Your task is to repeat all of the data exactly while excluding the pictures.

## start Dataset content

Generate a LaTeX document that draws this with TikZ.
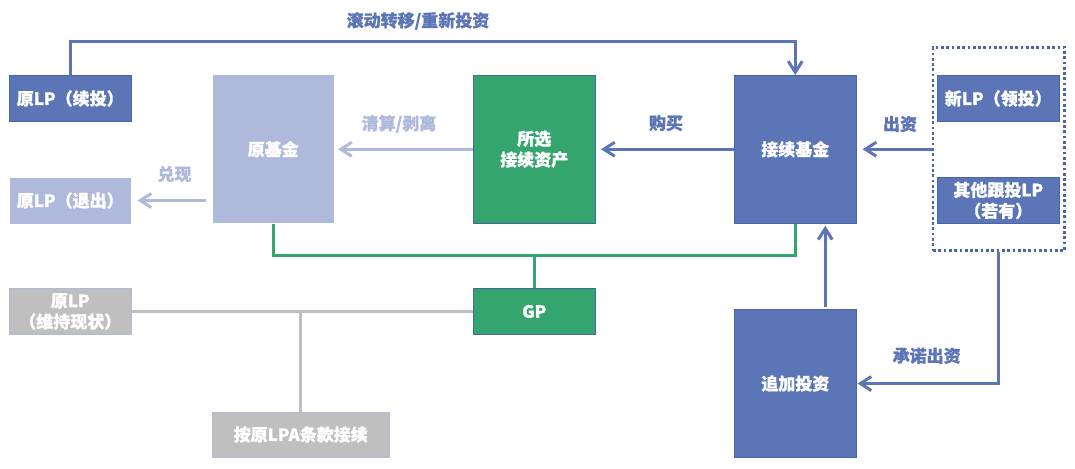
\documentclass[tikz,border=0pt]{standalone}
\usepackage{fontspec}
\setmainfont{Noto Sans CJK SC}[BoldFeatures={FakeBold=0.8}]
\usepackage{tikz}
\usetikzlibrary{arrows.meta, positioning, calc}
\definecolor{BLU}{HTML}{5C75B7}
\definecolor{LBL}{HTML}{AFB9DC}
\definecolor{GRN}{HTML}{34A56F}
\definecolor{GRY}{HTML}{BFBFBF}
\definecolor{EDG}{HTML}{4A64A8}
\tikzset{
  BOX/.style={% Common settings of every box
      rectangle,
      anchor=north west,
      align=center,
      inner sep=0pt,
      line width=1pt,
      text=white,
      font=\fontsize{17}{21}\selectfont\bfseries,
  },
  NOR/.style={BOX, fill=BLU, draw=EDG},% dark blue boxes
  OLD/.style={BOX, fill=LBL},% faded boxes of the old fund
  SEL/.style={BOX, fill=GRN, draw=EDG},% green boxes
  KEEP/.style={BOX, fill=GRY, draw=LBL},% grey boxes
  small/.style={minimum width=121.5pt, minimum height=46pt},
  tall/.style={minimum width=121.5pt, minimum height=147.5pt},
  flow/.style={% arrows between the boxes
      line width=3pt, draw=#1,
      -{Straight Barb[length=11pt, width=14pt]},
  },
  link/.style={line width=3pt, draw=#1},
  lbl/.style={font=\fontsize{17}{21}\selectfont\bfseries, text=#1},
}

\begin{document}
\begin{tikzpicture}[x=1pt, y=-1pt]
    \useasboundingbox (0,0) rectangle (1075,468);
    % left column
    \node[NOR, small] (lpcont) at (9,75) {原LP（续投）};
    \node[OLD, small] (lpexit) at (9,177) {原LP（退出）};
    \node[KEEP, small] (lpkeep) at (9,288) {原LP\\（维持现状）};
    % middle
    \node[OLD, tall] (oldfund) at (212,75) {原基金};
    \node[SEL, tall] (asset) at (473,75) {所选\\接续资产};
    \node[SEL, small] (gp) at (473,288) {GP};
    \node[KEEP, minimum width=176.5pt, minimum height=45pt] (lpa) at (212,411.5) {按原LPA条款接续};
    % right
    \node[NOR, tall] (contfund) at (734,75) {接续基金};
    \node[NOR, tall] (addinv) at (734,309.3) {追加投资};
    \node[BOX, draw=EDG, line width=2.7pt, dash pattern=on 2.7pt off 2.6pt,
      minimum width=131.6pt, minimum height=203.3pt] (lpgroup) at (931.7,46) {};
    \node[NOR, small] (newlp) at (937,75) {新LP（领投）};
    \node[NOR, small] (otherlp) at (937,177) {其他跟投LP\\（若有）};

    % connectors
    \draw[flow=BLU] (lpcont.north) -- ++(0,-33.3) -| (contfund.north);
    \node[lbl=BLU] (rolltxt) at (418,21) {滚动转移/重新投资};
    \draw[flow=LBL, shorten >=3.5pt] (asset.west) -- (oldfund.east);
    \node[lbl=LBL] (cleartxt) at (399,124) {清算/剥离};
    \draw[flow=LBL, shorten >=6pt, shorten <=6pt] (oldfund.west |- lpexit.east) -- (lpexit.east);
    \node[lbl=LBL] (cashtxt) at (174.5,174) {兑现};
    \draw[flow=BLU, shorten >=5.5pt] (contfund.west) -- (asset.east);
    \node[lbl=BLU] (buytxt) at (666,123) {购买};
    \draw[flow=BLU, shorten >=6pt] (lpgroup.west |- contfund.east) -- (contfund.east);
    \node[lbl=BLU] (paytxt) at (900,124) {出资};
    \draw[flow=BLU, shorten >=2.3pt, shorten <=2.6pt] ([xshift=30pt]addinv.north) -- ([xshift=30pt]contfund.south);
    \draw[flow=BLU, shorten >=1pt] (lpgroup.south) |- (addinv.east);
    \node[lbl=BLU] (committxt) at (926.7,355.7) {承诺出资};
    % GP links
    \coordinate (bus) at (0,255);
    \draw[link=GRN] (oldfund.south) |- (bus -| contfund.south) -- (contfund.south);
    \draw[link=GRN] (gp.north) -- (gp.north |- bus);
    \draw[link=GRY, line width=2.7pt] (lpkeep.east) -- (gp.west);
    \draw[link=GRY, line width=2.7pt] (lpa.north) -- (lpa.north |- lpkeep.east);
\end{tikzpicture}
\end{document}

## end Dataset content

*Exercise output:*
Generate a LaTeX document that draws this with TikZ.
\documentclass[tikz,border=0pt]{standalone}
\usepackage{fontspec}
\setmainfont{Noto Sans CJK SC}[BoldFeatures={FakeBold=0.8}]
\usepackage{tikz}
\usetikzlibrary{arrows.meta, positioning, calc}
\definecolor{BLU}{HTML}{5C75B7}
\definecolor{LBL}{HTML}{AFB9DC}
\definecolor{GRN}{HTML}{34A56F}
\definecolor{GRY}{HTML}{BFBFBF}
\definecolor{EDG}{HTML}{4A64A8}
\tikzset{
  BOX/.style={% Common settings of every box
      rectangle,
      anchor=north west,
      align=center,
      inner sep=0pt,
      line width=1pt,
      text=white,
      font=\fontsize{17}{21}\selectfont\bfseries,
  },
  NOR/.style={BOX, fill=BLU, draw=EDG},% dark blue boxes
  OLD/.style={BOX, fill=LBL},% faded boxes of the old fund
  SEL/.style={BOX, fill=GRN, draw=EDG},% green boxes
  KEEP/.style={BOX, fill=GRY, draw=LBL},% grey boxes
  small/.style={minimum width=121.5pt, minimum height=46pt},
  tall/.style={minimum width=121.5pt, minimum height=147.5pt},
  flow/.style={% arrows between the boxes
      line width=3pt, draw=#1,
      -{Straight Barb[length=11pt, width=14pt]},
  },
  link/.style={line width=3pt, draw=#1},
  lbl/.style={font=\fontsize{17}{21}\selectfont\bfseries, text=#1},
}

\begin{document}
\begin{tikzpicture}[x=1pt, y=-1pt]
    \useasboundingbox (0,0) rectangle (1075,468);
    % left column
    \node[NOR, small] (lpcont) at (9,75) {原LP（续投）};
    \node[OLD, small] (lpexit) at (9,177) {原LP（退出）};
    \node[KEEP, small] (lpkeep) at (9,288) {原LP\\（维持现状）};
    % middle
    \node[OLD, tall] (oldfund) at (212,75) {原基金};
    \node[SEL, tall] (asset) at (473,75) {所选\\接续资产};
    \node[SEL, small] (gp) at (473,288) {GP};
    \node[KEEP, minimum width=176.5pt, minimum height=45pt] (lpa) at (212,411.5) {按原LPA条款接续};
    % right
    \node[NOR, tall] (contfund) at (734,75) {接续基金};
    \node[NOR, tall] (addinv) at (734,309.3) {追加投资};
    \node[BOX, draw=EDG, line width=2.7pt, dash pattern=on 2.7pt off 2.6pt,
      minimum width=131.6pt, minimum height=203.3pt] (lpgroup) at (931.7,46) {};
    \node[NOR, small] (newlp) at (937,75) {新LP（领投）};
    \node[NOR, small] (otherlp) at (937,177) {其他跟投LP\\（若有）};

    % connectors
    \draw[flow=BLU] (lpcont.north) -- ++(0,-33.3) -| (contfund.north);
    \node[lbl=BLU] (rolltxt) at (418,21) {滚动转移/重新投资};
    \draw[flow=LBL, shorten >=3.5pt] (asset.west) -- (oldfund.east);
    \node[lbl=LBL] (cleartxt) at (399,124) {清算/剥离};
    \draw[flow=LBL, shorten >=6pt, shorten <=6pt] (oldfund.west |- lpexit.east) -- (lpexit.east);
    \node[lbl=LBL] (cashtxt) at (174.5,174) {兑现};
    \draw[flow=BLU, shorten >=5.5pt] (contfund.west) -- (asset.east);
    \node[lbl=BLU] (buytxt) at (666,123) {购买};
    \draw[flow=BLU, shorten >=6pt] (lpgroup.west |- contfund.east) -- (contfund.east);
    \node[lbl=BLU] (paytxt) at (900,124) {出资};
    \draw[flow=BLU, shorten >=2.3pt, shorten <=2.6pt] ([xshift=30pt]addinv.north) -- ([xshift=30pt]contfund.south);
    \draw[flow=BLU, shorten >=1pt] (lpgroup.south) |- (addinv.east);
    \node[lbl=BLU] (committxt) at (926.7,355.7) {承诺出资};
    % GP links
    \coordinate (bus) at (0,255);
    \draw[link=GRN] (oldfund.south) |- (bus -| contfund.south) -- (contfund.south);
    \draw[link=GRN] (gp.north) -- (gp.north |- bus);
    \draw[link=GRY, line width=2.7pt] (lpkeep.east) -- (gp.west);
    \draw[link=GRY, line width=2.7pt] (lpa.north) -- (lpa.north |- lpkeep.east);
\end{tikzpicture}
\end{document}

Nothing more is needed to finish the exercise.